Building
Built 1802-04 for Adam Bruce, W.S., who bought the land for £82.16/-. It is the smallest plot measuring 27 feet wide. It is a four storey townhouse with garden and mews house at the back of the property.
Who lived there
In 1841 the house was owned by Miss Elizabeth Hope and occupied by her sister Miss Graham Hope (aged 76) and Hugh Hope, W.S., fourth son of Sir John Hope of Pinkie.
In 1842 the house was bought for £1,900 by Dr James Duncan who lived and worked there until his death in 1866. In 1871 his son John Duncan and his wife Jemima and family were living in the house. They moved to Ainslie Place and in the censuses of 1881, 1891 and 1901, the house is occupied by James Duncan's daughter, Elizabeth and her husband, Algernon Bishop-Culpeper, a retired army captain.
In 1929 the house was gifted to the Kirk Session of St. Andrews Church in George Street by William James Stuart, grandson of Dr James Duncan, in memory of his late parents. His father, Rev. John Stuart, had been the minister of St Andrews Church.
From then until 1985 when it was sold, the house served as the manse for St.
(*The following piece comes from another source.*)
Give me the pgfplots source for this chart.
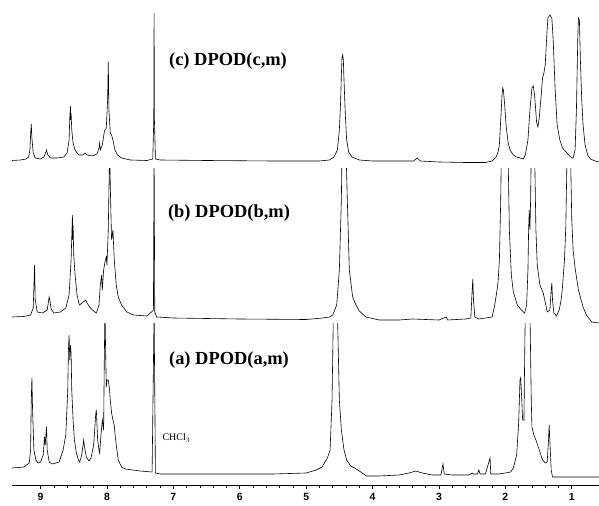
\documentclass[border=0pt]{standalone}
\usepackage{fontspec}
\setmainfont{Liberation Serif}
\newfontfamily\tickfont{Liberation Sans}
\usepackage{pgfplots}
\usepackage{pgfplotstable}
\pgfplotsset{compat=1.18}

\pgfplotstableread{
x y
9.43 160.5
9.30 160
9.22 159
9.18 157
9.16 150
9.15 135
9.14 124
9.13 138
9.11 153
9.08 158
9.00 159
8.95 157
8.92 152
8.91 150
8.89 155
8.85 158
8.75 158
8.65 157
8.60 153
8.57 140
8.56 118
8.55 106
8.545 120
8.54 113
8.53 130
8.51 143
8.48 150
8.46 152
8.42 155
8.36 155
8.33 153
8.30 155
8.22 156
8.15 154
8.12 148
8.11 143
8.10 150
8.07 145
8.04 132
8.03 130
8.01 128
7.99 100
7.98 62
7.97 110
7.95 133
7.93 135
7.91 140
7.88 150
7.84 155
7.78 158
7.65 160
7.40 160.5
7.31 159
7.295 120
7.29 13
7.285 120
7.27 159
7.20 160
6.50 160.5
5.50 161
4.80 161
4.65 160
4.58 157
4.53 150
4.50 130
4.48 100
4.47 75
4.46 58
4.45 55
4.44 60
4.43 80
4.41 115
4.39 140
4.36 152
4.31 157
4.20 160
4.00 161
3.50 161
3.38 161
3.33 158
3.28 161
3.00 162
2.60 162.5
2.30 162.5
2.20 161
2.14 157
2.11 152
2.09 145
2.07 120
2.05 95
2.04 88
2.03 90
2.01 105
1.99 125
1.96 142
1.93 150
1.88 155
1.83 157
1.78 158
1.73 159
1.70 155
1.66 140
1.63 110
1.60 88
1.58 86
1.56 95
1.53 122
1.51 127
1.49 118
1.46 95
1.44 78
1.42 73
1.40 65
1.38 40
1.36 18
1.33 15
1.30 18
1.28 40
1.25 90
1.22 125
1.18 140
1.14 148
1.10 151
1.06 154
1.00 158
0.98 158
0.95 150
0.93 110
0.91 40
0.90 18
0.885 20
0.87 60
0.85 100
0.83 125
0.80 145
0.76 155
0.72 159
0.65 161
0.59 162
}\specC

\pgfplotstableread{
x y
9.43 317
9.25 316.5
9.15 315
9.11 308
9.09 265
9.08 300
9.05 312
8.97 313
8.90 310
8.87 297
8.86 300
8.84 309
8.80 313
8.70 312
8.62 308
8.57 295
8.54 260
8.52 215
8.515 240
8.51 225
8.50 255
8.48 275
8.45 295
8.42 304
8.41 305
8.36 302
8.32 300
8.30 303
8.25 308
8.20 311
8.16 313
8.12 305
8.10 285
8.08 275
8.07 290
8.05 270
8.03 262
8.01 257
8.00 265
7.98 230
7.96 150
7.945 200
7.93 240
7.91 230
7.89 260
7.86 285
7.83 297
7.78 305
7.70 312
7.60 315
7.40 316
7.33 312
7.30 310
7.29 150
7.28 312
7.25 317
7.00 318
6.00 319
5.00 319.5
4.75 318
4.65 317
4.60 315
4.54 305
4.50 270
4.47 200
4.46 150
4.40 150
4.38 200
4.35 270
4.30 297
4.25 305
4.20 311
4.10 317
3.90 320
3.60 320
3.40 319
3.00 320
2.89 317
2.87 320
2.60 319
2.52 318
2.50 290
2.49 279
2.48 300
2.46 317
2.40 319
2.30 318
2.20 317
2.16 305
2.13 292
2.11 282
2.09 260
2.07 200
2.06 150
1.96 150
1.94 230
1.91 275
1.88 292
1.82 305
1.76 310
1.71 313
1.68 305
1.66 270
1.65 230
1.64 210
1.63 230
1.62 200
1.61 150
1.56 150
1.54 230
1.52 265
1.48 285
1.43 293
1.40 302
1.37 312
1.33 310
1.31 290
1.30 283
1.29 300
1.27 313
1.23 316
1.19 310
1.16 300
1.14 287
1.11 260
1.09 227
1.07 150
1.02 150
1.00 220
0.98 250
0.95 268
0.90 290
0.83 307
0.78 315
0.70 322
0.59 323
}\specB

\pgfplotstableread{
x y
9.43 468
9.25 467
9.17 463
9.15 450
9.14 400
9.13 378
9.12 410
9.10 450
9.07 460
9.04 463
9.00 462
8.96 455
8.94 437
8.93 445
8.91 427
8.90 450
8.87 462
8.82 464
8.72 462
8.66 450
8.62 435
8.59 390
8.58 350
8.57 335
8.56 360
8.55 345
8.54 353
8.53 390
8.51 420
8.49 440
8.46 453
8.43 460
8.41 462
8.38 455
8.36 445
8.35 440
8.34 446
8.31 457
8.27 461
8.24 458
8.20 445
8.17 415
8.16 410
8.14 440
8.12 450
8.11 453
8.09 435
8.07 420
8.05 430
8.04 360
8.03 310
8.02 350
8.01 387
8.00 380
7.98 380
7.97 385
7.96 390
7.95 400
7.93 413
7.91 420
7.89 425
7.88 433
7.86 445
7.83 460
7.78 467
7.72 469
7.50 471
7.32 472
7.29 310
7.27 473
7.20 474
6.50 474
5.50 474
5.00 473
4.85 470
4.76 467
4.68 458
4.64 450
4.61 400
4.59 310
4.53 310
4.50 400
4.47 430
4.43 450
4.39 460
4.33 466
4.27 468
4.20 471
4.09 476
3.90 476
3.60 475
3.45 473
3.35 471
3.25 473
3.10 475
2.97 475
2.94 464
2.92 474
2.80 475
2.55 475
2.50 473
2.48 474
2.42 474
2.40 470
2.38 474
2.30 474
2.24 460
2.23 458
2.22 474
2.10 474
2.00 473
1.92 472
1.88 468
1.83 455
1.80 423
1.78 380
1.77 378
1.76 390
1.74 420
1.72 420
1.71 360
1.70 310
1.63 310
1.61 400
1.60 427
1.57 435
1.54 440
1.49 450
1.44 460
1.40 463
1.37 462
1.35 440
1.34 425
1.33 440
1.31 470
1.29 477
1.20 477
0.59 477
}\specA

\pgfplotsset{spec/.style={
  scale only axis, width=587bp,
  xmin=0.59, xmax=9.43, x dir=reverse, y dir=reverse,
  axis lines=none, clip=true,
}}

\begin{document}
\begin{tikzpicture}
\useasboundingbox (0,0) rectangle (599bp,506bp);
% panel (c)
\begin{axis}[spec, at={(12bp,336bp)}, anchor=south west,
  height=156bp, ymin=14, ymax=170]
\addplot[black, line width=0.6pt] table {\specC};
\end{axis}
% panel (b)
\begin{axis}[spec, at={(12bp,176bp)}, anchor=south west,
  height=162bp, ymin=168, ymax=330]
\addplot[black, line width=0.6pt] table {\specB};
\end{axis}
% panel (a)
\begin{axis}[spec, at={(12bp,21bp)}, anchor=south west,
  height=162bp, ymin=323, ymax=485]
\addplot[black, line width=0.6pt] table {\specA};
\end{axis}
% ppm scale
\begin{axis}[scale only axis, width=587bp, height=1bp,
  at={(12bp,21bp)}, anchor=south west,
  xmin=0.59, xmax=9.43, x dir=reverse, ymin=0, ymax=1,
  axis x line*=bottom, axis y line=none,
  xtick={1,2,3,4,5,6,7,8,9}, minor x tick num=4,
  tick align=outside, major tick length=4bp, minor tick length=2.5bp,
  every tick/.style={black, line width=0.6pt},
  axis line style={black, line width=0.8pt, -},
  /pgf/number format/assume math mode=true,
  xticklabel style={font=\tickfont\bfseries\fontsize{10.5}{12}\selectfont, yshift=-3bp, inner sep=1bp},
]
\end{axis}
\node[font=\bfseries\fontsize{18.5}{22}\selectfont] at (228bp,445bp) {(c) DPOD(c,m)};
\node[font=\bfseries\fontsize{18.5}{22}\selectfont] at (229bp,293bp) {(b) DPOD(b,m)};
\node[font=\bfseries\fontsize{18.5}{22}\selectfont] at (229bp,146bp) {(a) DPOD(a,m)};
\node[font=\fontsize{10}{12}\selectfont, anchor=west] at (159bp,68bp) {CHCl$_3$};
\end{tikzpicture}
\end{document}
Andrews Church.
In 1985, the house was bought by James Gulliver, who built up the Argyll Foods Group and developed the Safeway supermarket chain into one of Britain's most successful retailers in the 1980's. In 1985 he tried unsuccessfully to acquire Distillers, the Scottish whisky group, but lost out controversially to Guinness. He died in 1996.